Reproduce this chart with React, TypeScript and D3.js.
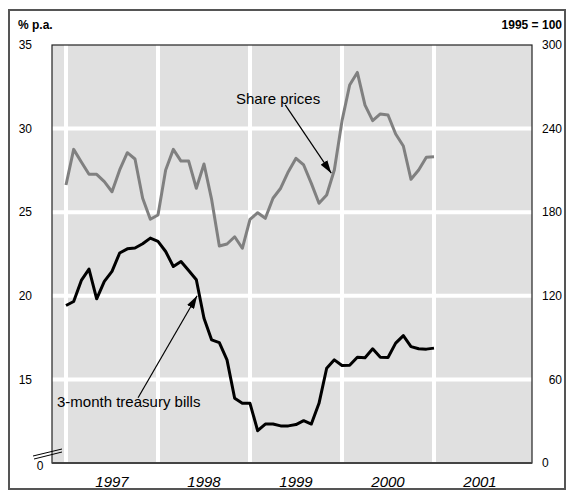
import { FC } from 'react';
import * as d3 from 'd3';

// monthly observations, Jan 1997 .. Jan 2001
const startYear = 1997;
const treasuryBills = [
  19.42, 19.66, 20.92, 21.6, 19.82, 20.86, 21.46, 22.56, 22.81, 22.86, 23.11, 23.45,
  23.25, 22.65, 21.75, 22.05, 21.51, 20.96, 18.66, 17.36, 17.2, 16.17, 13.87, 13.57,
  13.57, 11.93, 12.33, 12.33, 12.22, 12.22, 12.3, 12.53, 12.33, 13.57, 15.67, 16.17,
  15.83, 15.85, 16.33, 16.29, 16.83, 16.33, 16.31, 17.17, 17.62, 16.96, 16.83, 16.81,
  16.87,
];
const sharePrices = [
  199.5, 225.1, 216, 207.2, 207.2, 201.9, 194.7, 210.3, 222.7, 218.2, 190, 174.9,
  178, 210.3, 225.1, 216.7, 216.7, 197.2, 214.6, 189, 155.7, 157.2, 162.4, 154.1,
  174.9, 179.6, 175.6, 190, 197.2, 209.1, 218.7, 213.9, 200.7, 186.4, 192.3, 210.3,
  245.5, 271.3, 280.3, 256.9, 245.7, 250.5, 249.8, 236.1, 227.5, 203.6, 210.3, 219.4,
  219.8,
];
const yearLabels = [1997, 1998, 1999, 2000, 2001];
const leftTicks = [35, 30, 25, 20, 15];
const rightTicks = [300, 240, 180, 120, 60, 0];
const gridValues = [30, 25, 20, 15];

const W = 571;
const H = 493;
const font = '"Liberation Sans", Arial, Helvetica, sans-serif';

const App: FC = () => {
  const plot = { left: 52, right: 532, top: 45, bottom: 463 };

  const x = d3
    .scaleLinear()
    .domain([1997 - 14 / 92, 2002 + 6 / 92])
    .range([plot.left, plot.right]);
  const yLeft = d3.scaleLinear().domain([10, 35]).range([plot.bottom, plot.top]);
  const yRight = d3.scaleLinear().domain([0, 300]).range([plot.bottom, plot.top]);

  const t = (i: number) => startYear + i / 12;

  const billsLine = d3
    .line<number>()
    .x((_, i) => x(t(i)))
    .y((d) => yLeft(d));
  const shareLine = d3
    .line<number>()
    .x((_, i) => x(t(i)))
    .y((d) => yRight(d));

  // annotation anchors (data space)
  const shareTip = [x(t(34.6)), yRight(208)];
  const shareFrom = [x(t(28.6)), yRight(257)];
  const billsTip = [x(t(17.1)), yLeft(20)];
  const billsFrom = [x(t(9.4)), yLeft(13.9)];

  return (
    <svg
      width={W}
      height={H}
      style={{ position: 'absolute', left: 0, top: 0, background: '#fff' }}
      fontFamily={font}
    >
      <defs>
        <marker
          id="arrow"
          viewBox="0 0 13 8"
          refX="13"
          refY="4"
          markerWidth="13"
          markerHeight="8"
          markerUnits="userSpaceOnUse"
          orient="auto"
        >
          <path d="M0,0 L13,4 L0,8 Z" fill="#000" />
        </marker>
      </defs>

      {/* outer frame */}
      <rect x={9} y={10} width={556} height={479} fill="none" stroke="#555" strokeWidth={2} />

      {/* plot background */}
      <rect
        x={plot.left}
        y={plot.top}
        width={plot.right - plot.left}
        height={plot.bottom - plot.top}
        fill="#e0e0e0"
      />

      {/* grid */}
      {yearLabels.map((yr) => (
        <line
          key={'v' + yr}
          x1={x(yr)}
          x2={x(yr)}
          y1={plot.top}
          y2={plot.bottom}
          stroke="#fff"
          strokeWidth={4}
        />
      ))}
      {gridValues.map((v) => (
        <line
          key={'h' + v}
          x1={plot.left}
          x2={plot.right}
          y1={yLeft(v)}
          y2={yLeft(v)}
          stroke="#fff"
          strokeWidth={4}
        />
      ))}

      {/* plot border */}
      <rect
        x={plot.left}
        y={plot.top}
        width={plot.right - plot.left}
        height={plot.bottom - plot.top}
        fill="none"
        stroke="#222"
        strokeWidth={1.2}
      />
      <line x1={plot.left} x2={plot.right} y1={plot.bottom} y2={plot.bottom} stroke="#444" strokeWidth={2} />

      {/* axis break */}
      <line x1={33} y1={456} x2={62} y2={449} stroke="#000" strokeWidth={1} />
      <line x1={34} y1={459} x2={62} y2={452} stroke="#000" strokeWidth={1} />

      {/* series */}
      <path d={shareLine(sharePrices) ?? ''} fill="none" stroke="#808080" strokeWidth={3} strokeLinejoin="round" />
      <path d={billsLine(treasuryBills) ?? ''} fill="none" stroke="#000" strokeWidth={3} strokeLinejoin="round" />

      {/* annotations */}
      <line
        x1={shareFrom[0]}
        y1={shareFrom[1]}
        x2={shareTip[0]}
        y2={shareTip[1]}
        stroke="#000"
        strokeWidth={1.2}
        markerEnd="url(#arrow)"
      />
      <text x={236} y={104} fontSize={15} fill="#000">
        Share prices
      </text>
      <line
        x1={billsFrom[0]}
        y1={billsFrom[1]}
        x2={billsTip[0]}
        y2={billsTip[1]}
        stroke="#000"
        strokeWidth={1.2}
        markerEnd="url(#arrow)"
      />
      <text x={57} y={407} fontSize={15} fill="#000">
        3-month treasury bills
      </text>

      {/* unit labels */}
      <text x={18} y={29} fontSize={12} fontWeight="bold">
        % p.a.
      </text>
      <text x={562} y={29} fontSize={12} fontWeight="bold" textAnchor="end">
        1995 = 100
      </text>

      {/* left axis */}
      {leftTicks.map((v) => (
        <text key={'l' + v} x={32} y={yLeft(v)} dy="0.35em" fontSize={12} textAnchor="end">
          {v}
        </text>
      ))}
      <text x={40} y={466} dy="0.35em" fontSize={12} textAnchor="middle">
        0
      </text>

      {/* right axis */}
      {rightTicks.map((v) => (
        <text
          key={'r' + v}
          x={v === 0 ? 542 : 562}
          y={yRight(v)}
          dy="0.35em"
          fontSize={12}
          textAnchor={v === 0 ? 'start' : 'end'}
        >
          {v}
        </text>
      ))}

      {/* x axis */}
      {yearLabels.map((yr) => (
        <text key={'x' + yr} x={x(yr + 0.5)} y={487} fontSize={15} fontStyle="italic" textAnchor="middle">
          {yr}
        </text>
      ))}
    </svg>
  );
};

export default App;
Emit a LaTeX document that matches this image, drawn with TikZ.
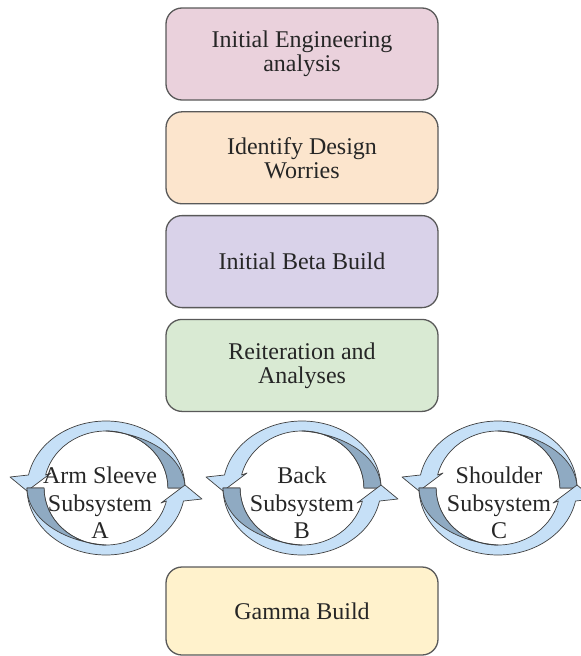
\documentclass[tikz,border=0pt]{standalone}
\usepackage{fontspec}
\setmainfont{Liberation Serif}
\usepackage{xcolor}
\usetikzlibrary{positioning}
\definecolor{rosa}{HTML}{EAD1DC}
\definecolor{naranja}{HTML}{FCE5CD}
\definecolor{lila}{HTML}{D9D2E9}
\definecolor{verde}{HTML}{D9EAD3}
\definecolor{amarillo}{HTML}{FFF2CC}
\definecolor{azulclaro}{RGB}{198,224,247}
\definecolor{azuloscuro}{RGB}{143,170,194}
\tikzset{
  etapa/.style={draw=black!65,line width=1.3pt,rounded corners=16pt,minimum width=272pt,minimum height=92pt,
    align=center,inner sep=0pt,font=\fontsize{24}{24}\selectfont,text=black!85},
  subsis/.style={align=center,inner sep=0pt,font=\fontsize{24}{27.5}\selectfont,text=black!85},
  flecha/.style={fill=azulclaro,draw=black!75,line width=0.7pt,line join=round},
  sombra/.style={fill=azuloscuro,draw=black!75,line width=0.7pt,line join=round},
  pics/ciclo/.style={code={
    \foreach \giro in {0,180}{
      \begin{scope}[rotate=\giro]
      \path[flecha] (79,0) arc[start angle=0,end angle=-168.8,x radius=79,y radius=67]
        -- (-96,-11) -- (-79,3) -- (-55,-15) -- (-60.4,-13)
        arc[start angle=-166.8,end angle=0,x radius=62,y radius=57] -- cycle;
      \path[sombra] (79,0) arc[start angle=0,end angle=-83.6,x radius=89,y radius=57.4]
        arc[start angle=-90,end angle=0,x radius=62,y radius=57] -- cycle;
      \end{scope}
    }
  }}
}

\begin{document}
\begin{tikzpicture}[x=1pt,y=-1pt]
\useasboundingbox (0,0) rectangle (581,656);
% etapas
\node[etapa,fill=rosa] (ingenieria) at (302,54) {Initial Engineering\\analysis};
\node[etapa,fill=naranja,below=10.5pt of ingenieria] (riesgos) {Identify Design\\Worries};
\node[etapa,fill=lila,below=10.5pt of riesgos] (beta) {Initial Beta Build};
\node[etapa,fill=verde,below=10.5pt of beta] (reiteracion) {Reiteration and\\Analyses};
% subsistemas
\pic at (106,488) {ciclo};
\pic at (302,488) {ciclo};
\pic at (498,488) {ciclo};
\node[subsis] (subA) at (100,503) {Arm Sleeve\\Subsystem\\A};
\node[subsis] (subB) at (302,503) {Back\\Subsystem\\B};
\node[subsis] (subC) at (499,503) {Shoulder\\Subsystem\\C};
% final
\node[etapa,fill=amarillo,minimum height=88pt] (gamma) at (302,611) {Gamma Build};
\end{tikzpicture}
\end{document}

──────

OBJECTIVE
Copy nothing past the line containing "import * as d3 from 'd3';": reproduce every line from the start of the records up to it, skipping pictures.

SOLUTION TO THIS EXERCISE
Reproduce this chart with React, TypeScript and D3.js.
import { FC } from 'react';
import * as d3 from 'd3';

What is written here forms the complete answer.